In high-level fights at top difficulties, Affinity introduces a fine new thread of technicality, particularly if you're in a vast mob with multiple officers carrying different Affinities. The rush combo and switch counters come into their own, mixing up off-the-cuff options and adding a more varied, frantic quality to crowd clearance. It's worth noting that crowd clearance is stupendous fun, and a beginner difficulty level makes it easier to get into the meat of thing after completing a few stages.
This new system has riled some sections of the Dynasty Warriors fanbase - namely the infinite combo fiends who like juggling officers for hours at a time. Storm Rush is often impossible to avoid, and as it tends to throw the opponent far enough to break the combo window, you have to fight at disadvantage to avoid triggering it. Speaking as a rapid-clearance demon, however, Affinity is a godsend.
Complementing Affinity is the return of Dynasty Warriors 5's Rage mode. Charged by raw violence, but at a slower rate than the standard Musou special, this nitro-boost for combat was always fun, but has now been tweaked into total insanity. Triggering both Rage mode and Musou unleashes a ridiculously powerful assault.
It's a hair away from being game-breaking. Anyone in your path is swept up in a tsunami of gaudy slaughter, spitting out XP pickups and regular drops in the process. This utterly hyperbolic attack lasts as long as the Rage and Musou meters take to deplete, but if you direct your movement correctly the Rage Musou can be extended by picking up power-ups that victims leave behind. It's deliriously silly but gleeful fun, capable of racking up combos that run into thousands of hits within 20 seconds.
Outside the guts of combat, story mode is always the basis of any Dynasty Warriors playthrough, and structurally this one is much the same as its predecessor, where it's standard practice to start on the easiest difficulty and blast through each family's chapters to unlock a pool of stuff to build on with other modes.
In Dynasty Warriors 8, though, it's tortuously slow and sometimes painfully restrictive, thanks to the length of the stages and forced character selections. You could be perfectly happy building up a favourite fighter, only to have them taken away for the next stage. The game automatically levels characters as you progress, so you don't have to fight through the final stage of a storyline with a level-1 character, but it's an annoyance - and so is the way each chapter offers no more than four playable people. That said, your choice of action on the field can have all sorts of consequences, so replays with different routes and priorities can open up new options and prompt new unlocks.
Anyway, once Story Mode is out of the way, the real fun can begin - and there's a funky new mode for high-level grinding.
Ambition mode is a lovely abstraction of Dynasty Warriors, righting quite a few of the wrongs from its Strikeforce offshoot and building on the castle-building adjuncts in previous titles. Given the hilarious task of building a castle that the Emperor will want to visit, Ambition gives you a camp to upgrade by fighting and gaining fame.

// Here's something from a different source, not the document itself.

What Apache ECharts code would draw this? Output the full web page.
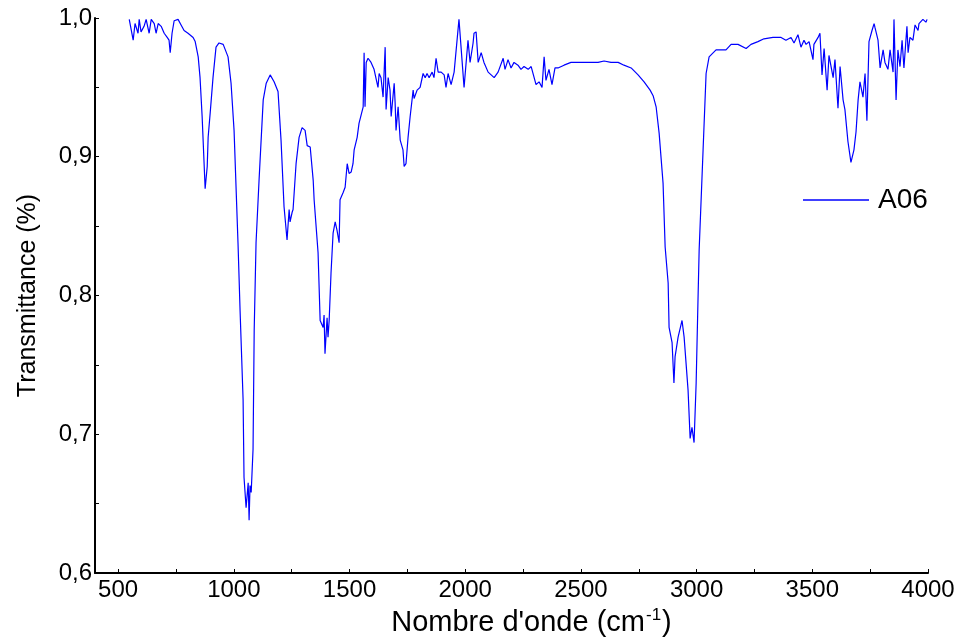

These fights can be small skirmishes or the large-scale battles of Dynasty Warriors tradition. They come in various flavours, designed to focus on various aspects of camp development. They're also lovely farming opportunities, because each officer you defeat joins your camp and there are materials to pick up for facility upgrades. Upgrade the Blacksmith enough and you'll be able to craft weapons, opening up the good old Dynasty Warriors arms race. Upgrade the canteen and your character can eat increasingly powerful stat-enhancing dumplings. Capture enough officers and you can build a merchant, where you can purchase all sorts of stuff, including bodyguard animals. As you progress, more facilities become available.

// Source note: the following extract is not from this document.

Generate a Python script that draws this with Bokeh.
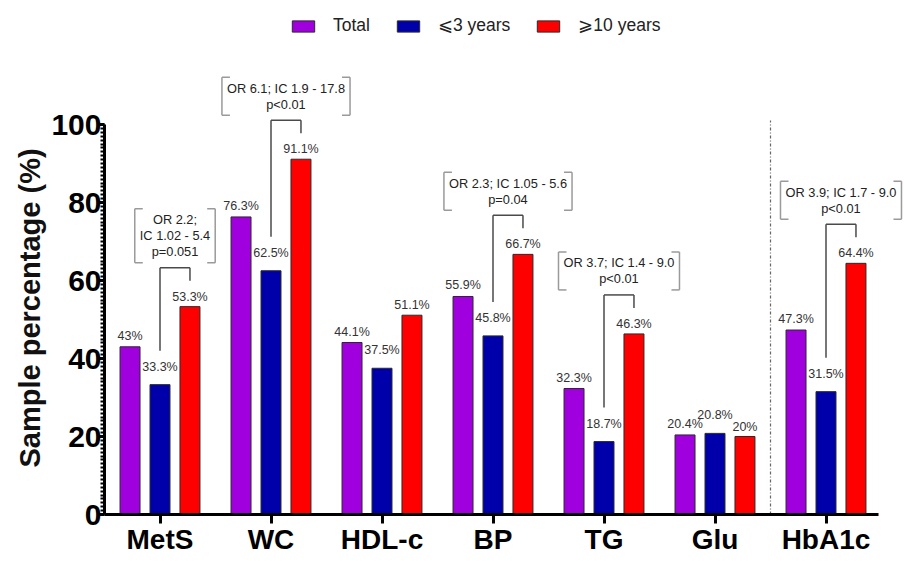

While the combat instances are sometimes a chore, they can be chained for cumulative bonuses and to coax out a Duel mission, which often reaps huge rewards and offers high-level officer rushes in abundance. It's all terribly nifty and a mature step forward from Story and Free modes, so very welcome indeed.
As character development is unified across all modes, you can swap from a levelling grind in Free mode to take on Ambition missions at a higher difficulty level for better rewards, and then forge more potent weapons to take back into Free mode stages. This is player-determined optimisation at its best. The only downer in Ambition mode is that the character you start with is the only playable one until you capture more, so building a favourite kill-team might take some time.
At first, then, Dynasty Warriors 8 appears to be as incremental an update as every other game in the series, but it slowly reveals a refreshing depth. But while this step-change progression is welcome for series fans, for a wider audience the game is still destined to provoke as much disinterested ambivalence or sneering disdain as it always has, despite some lovely woo-yays from the new combat mechanics, precisely because it's so stubborn about revealing its charms.
This is where Omega Force could do with thinking about more than just the fanbase. If Ambition mode had been the central hub rather than Story, things might have been different. The shorter skirmishes of Ambition mode are perfect for new players, but it looks like a bonus option rather than an equal to Story mode, despite it being essential to extending the game's functionality, and things like the boring traversal and slowdown don't help you reach its deep well of fun. It's all emblematic. The series never demonstrates how to follow the path of optimal carnage that fuels the Musou fan's loyalty.
At least there are clear directions where the series can go now, and Ambition mode is certainly an interesting fork in the road for a mainline Dynasty Warriors title, but overall, Dynasty Warriors 8 is much the same story as its predecessor or Warriors Orochi 3. Beyond its surface simplicity, it's a long-tail game of glorious reward and satisfaction, but a blinkered refusal to celebrate its real worth means you'll only see Dynasty Warriors 8's true glories if you're prepared to discover them, while also working around the game's unnecessary annoyances.
Dynasty Warriors remains a series that contains greatness, then, but that's not quite enough for higher marks - although, inevitably, it will still be just about enough to bring along Dynasty Warriors 9.